__Set exercise__
Only the lines from the start of the data below through the line that contains "if (!container) return;" are to be copied, exactly and without pictures.
········
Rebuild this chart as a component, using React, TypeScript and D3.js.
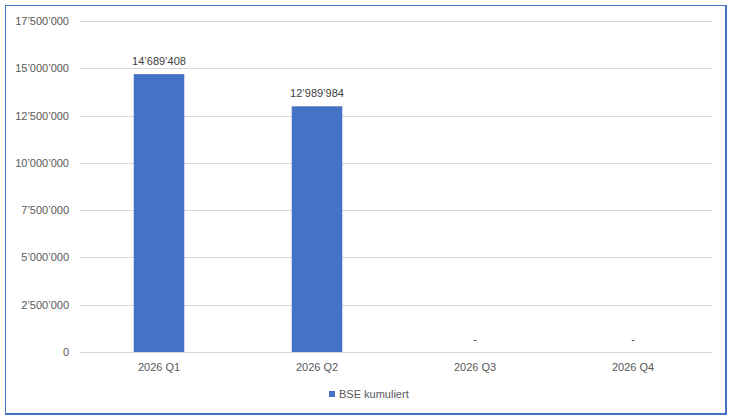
import React, { useEffect, useRef } from "react";
import * as d3 from "d3";

const categories = ["2026 Q1", "2026 Q2", "2026 Q3", "2026 Q4"];
const values = [14689408, 12989984, 0, 0];
const yTicks = [0, 2500000, 5000000, 7500000, 10000000, 12500000, 15000000, 17500000];
const seriesName = "BSE kumuliert";

const WIDTH = 730;
const HEIGHT = 417;
const FONT = "'Liberation Sans', Arial, sans-serif";

// Swiss style thousands: 14’689’408
const fmt = (v: number) =>
  v === 0 ? "0" : Math.round(v).toString().replace(/\B(?=(\d{3})+(?!\d))/g, "\u2019");

const App: React.FC = () => {
  const ref = useRef<SVGSVGElement>(null);

  useEffect(() => {
    document.body.style.margin = "0";
    const container = ref.current;
    if (!container) return;

    const svg = d3.select(container).attr("width", WIDTH).attr("height", HEIGHT);
    svg.selectAll("*").remove();

    svg
      .append("rect")
      .attr("x", 5.5)
      .attr("y", 5.5)
      .attr("width", 720.5)
      .attr("height", 408.5)
      .attr("fill", "#fff")
      .attr("stroke", "#4472C4")
      .attr("stroke-width", 1.3)
      .attr("shape-rendering", "crispEdges");

    const left = 80;
    const right = 712;
    const top = 21;
    const bottom = 352;

    const xScale = d3.scaleBand().domain(categories).range([left, right]).paddingInner(0.68).paddingOuter(0.34);

    const yScale = d3.scaleLinear().domain([0, 17500000]).range([bottom, top]);

    // gridlines
    svg
      .append("g")
      .selectAll("line")
      .data(yTicks)
      .enter()
      .append("line")
      .attr("x1", left)
      .attr("x2", right)
      .attr("y1", (d) => Math.round(yScale(d)) + 0.5)
      .attr("y2", (d) => Math.round(yScale(d)) + 0.5)
      .attr("stroke", "#d9d9d9")
      .attr("stroke-width", 1);

    // y tick labels
    svg
      .append("g")
      .selectAll("text")
      .data(yTicks)
      .enter()
      .append("text")
      .attr("x", 69)
      .attr("y", (d) => yScale(d) + 4)
      .attr("text-anchor", "end")
      .attr("font-family", FONT)
      .attr("font-size", 11)
      .attr("fill", "#595959")
      .text((d) => fmt(d));

    // bars
    svg
      .append("g")
      .selectAll("rect")
      .data(values)
      .enter()
      .append("rect")
      .attr("x", (d, i) => xScale(categories[i])!)
      .attr("width", xScale.bandwidth())
      .attr("y", (d) => yScale(d))
      .attr("height", (d) => bottom - yScale(d))
      .attr("fill", "#4472C4");

    // data labels
    svg
      .append("g")
      .selectAll("text")
      .data(values)
      .enter()
      .append("text")
      .attr("x", (d, i) => xScale(categories[i])! + xScale.bandwidth() / 2)
      .attr("y", (d) => yScale(d) - 9)
      .attr("text-anchor", "middle")
      .attr("font-family", FONT)
      .attr("font-size", 11)
      .attr("fill", "#404040")
      .text((d) => (d === 0 ? "-" : fmt(d)));

    // x labels
    svg
      .append("g")
      .selectAll("text")
      .data(categories)
      .enter()
      .append("text")
      .attr("x", (d) => xScale(d)! + xScale.bandwidth() / 2)
      .attr("y", 371)
      .attr("text-anchor", "middle")
      .attr("font-family", FONT)
      .attr("font-size", 11)
      .attr("fill", "#595959")
      .text((d) => d);

    // legend
    const legend = svg.append("g");
    legend.append("rect").attr("x", 329).attr("y", 391).attr("width", 6).attr("height", 6).attr("fill", "#4472C4");
    legend
      .append("text")
      .attr("x", 339)
      .attr("y", 398)
      .attr("font-family", FONT)
      .attr("font-size", 11)
      .attr("fill", "#595959")
      .text(seriesName);
  }, [ref]);

  return <svg ref={ref} style={{ display: "block" }} />;
};

export default App;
········
__Task response__
Rebuild this chart as a component, using React, TypeScript and D3.js.
import React, { useEffect, useRef } from "react";
import * as d3 from "d3";

const categories = ["2026 Q1", "2026 Q2", "2026 Q3", "2026 Q4"];
const values = [14689408, 12989984, 0, 0];
const yTicks = [0, 2500000, 5000000, 7500000, 10000000, 12500000, 15000000, 17500000];
const seriesName = "BSE kumuliert";

const WIDTH = 730;
const HEIGHT = 417;
const FONT = "'Liberation Sans', Arial, sans-serif";

// Swiss style thousands: 14’689’408
const fmt = (v: number) =>
  v === 0 ? "0" : Math.round(v).toString().replace(/\B(?=(\d{3})+(?!\d))/g, "\u2019");

const App: React.FC = () => {
  const ref = useRef<SVGSVGElement>(null);

  useEffect(() => {
    document.body.style.margin = "0";
    const container = ref.current;
    if (!container) return;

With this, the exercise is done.